▶ _WORK REQUIRED_
Restate each of the lines below word for word and drop every picture.

==*==

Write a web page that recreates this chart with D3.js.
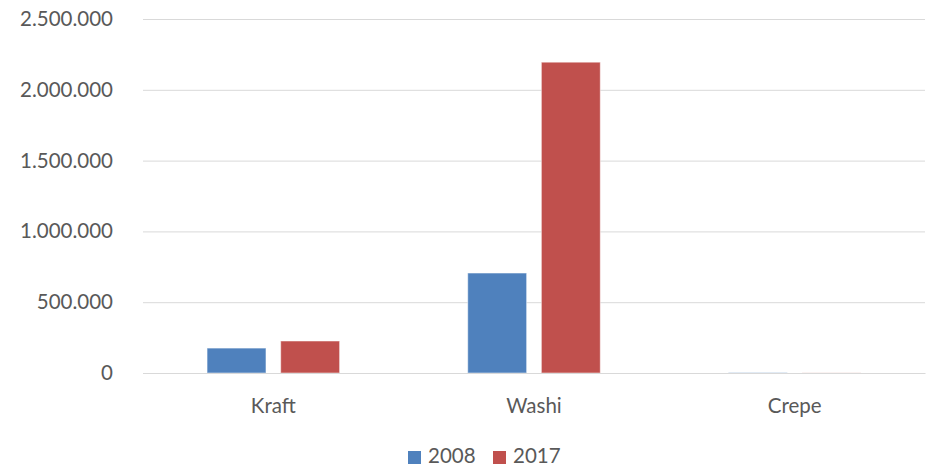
<!DOCTYPE html>
<html><head><meta charset="utf-8">
<script src="https://cdn.jsdelivr.net/npm/d3@7"></script>
<style>body{margin:0;background:#fff;} text{font-family:Lato, "Open Sans", sans-serif;fill:#595959;}</style>
</head><body><svg id="c" width="930" height="467"></svg>
<script>
const categories = ["Kraft", "Washi", "Crepe"];
const seriesNames = ["2008", "2017"];
const values2008 = [176000, 706000, 2000];
const values2017 = [226000, 2195000, 800];
const yTicks = [0, 500000, 1000000, 1500000, 2000000, 2500000];
const colors = ["#4F81BD", "#C0504D"];

(function(){
const svg = d3.select("#c");
const mLeft = 143, mRight = 925, mTop = 19, mBottom = 373;
const fs = "20.5px";
const x = d3.scaleBand().domain(categories).range([mLeft, mRight]);
const xs = d3.scaleBand().domain(seriesNames).range([0, x.bandwidth()]).paddingInner(0.2).paddingOuter(0.87);
const y = d3.scaleLinear().domain([0, 2500000]).range([mBottom, mTop]);
const fmt = v => d3.format(",")(v).replace(/,/g, ".");

const gy = svg.append("g").attr("transform", `translate(${mLeft},0)`)
  .call(d3.axisLeft(y).tickValues(yTicks).tickSize(-(mRight-mLeft)).tickPadding(30).tickFormat(fmt));
gy.select(".domain").remove();
gy.selectAll(".tick line").attr("stroke", "#d9d9d9").attr("stroke-width", 1);
gy.selectAll(".tick text").style("font-size", fs).attr("fill", "#595959");

const data = [values2008, values2017];
categories.forEach((c, i) => {
  seriesNames.forEach((s, j) => {
    const v = data[j][i];
    svg.append("rect")
      .attr("x", x(c) + xs(s)).attr("width", xs.bandwidth())
      .attr("y", y(v)).attr("height", mBottom - y(v))
      .attr("fill", colors[j]).attr("stroke", "#ffffff").attr("stroke-opacity", 0.5).attr("stroke-width", 1);
  });
});

const gx = svg.append("g").attr("transform", `translate(0,${mBottom})`)
  .call(d3.axisBottom(x).tickSize(0).tickPadding(25));
gx.select(".domain").attr("stroke", "#d9d9d9").attr("stroke-width", 1);
gx.selectAll(".tick text").style("font-size", fs).attr("fill", "#595959");

const legend = svg.append("g");
const lx = [408, 493];
seriesNames.forEach((s, j) => {
  legend.append("rect").attr("x", lx[j]).attr("y", 451).attr("width", 13).attr("height", 13).attr("fill", colors[j]);
  legend.append("text").attr("x", lx[j] + 20).attr("y", 463).style("font-size", fs).text(s);
});
})();
</script></body></html>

==*==

▶ _COMPLETE ANSWER_
Write a web page that recreates this chart with D3.js.
<!DOCTYPE html>
<html><head><meta charset="utf-8">
<script src="https://cdn.jsdelivr.net/npm/d3@7"></script>
<style>body{margin:0;background:#fff;} text{font-family:Lato, "Open Sans", sans-serif;fill:#595959;}</style>
</head><body><svg id="c" width="930" height="467"></svg>
<script>
const categories = ["Kraft", "Washi", "Crepe"];
const seriesNames = ["2008", "2017"];
const values2008 = [176000, 706000, 2000];
const values2017 = [226000, 2195000, 800];
const yTicks = [0, 500000, 1000000, 1500000, 2000000, 2500000];
const colors = ["#4F81BD", "#C0504D"];

(function(){
const svg = d3.select("#c");
const mLeft = 143, mRight = 925, mTop = 19, mBottom = 373;
const fs = "20.5px";
const x = d3.scaleBand().domain(categories).range([mLeft, mRight]);
const xs = d3.scaleBand().domain(seriesNames).range([0, x.bandwidth()]).paddingInner(0.2).paddingOuter(0.87);
const y = d3.scaleLinear().domain([0, 2500000]).range([mBottom, mTop]);
const fmt = v => d3.format(",")(v).replace(/,/g, ".");

const gy = svg.append("g").attr("transform", `translate(${mLeft},0)`)
  .call(d3.axisLeft(y).tickValues(yTicks).tickSize(-(mRight-mLeft)).tickPadding(30).tickFormat(fmt));
gy.select(".domain").remove();
gy.selectAll(".tick line").attr("stroke", "#d9d9d9").attr("stroke-width", 1);
gy.selectAll(".tick text").style("font-size", fs).attr("fill", "#595959");

const data = [values2008, values2017];
categories.forEach((c, i) => {
  seriesNames.forEach((s, j) => {
    const v = data[j][i];
    svg.append("rect")
      .attr("x", x(c) + xs(s)).attr("width", xs.bandwidth())
      .attr("y", y(v)).attr("height", mBottom - y(v))
      .attr("fill", colors[j]).attr("stroke", "#ffffff").attr("stroke-opacity", 0.5).attr("stroke-width", 1);
  });
});

const gx = svg.append("g").attr("transform", `translate(0,${mBottom})`)
  .call(d3.axisBottom(x).tickSize(0).tickPadding(25));
gx.select(".domain").attr("stroke", "#d9d9d9").attr("stroke-width", 1);
gx.selectAll(".tick text").style("font-size", fs).attr("fill", "#595959");

const legend = svg.append("g");
const lx = [408, 493];
seriesNames.forEach((s, j) => {
  legend.append("rect").attr("x", lx[j]).attr("y", 451).attr("width", 13).attr("height", 13).attr("fill", colors[j]);
  legend.append("text").attr("x", lx[j] + 20).attr("y", 463).style("font-size", fs).text(s);
});
})();
</script></body></html>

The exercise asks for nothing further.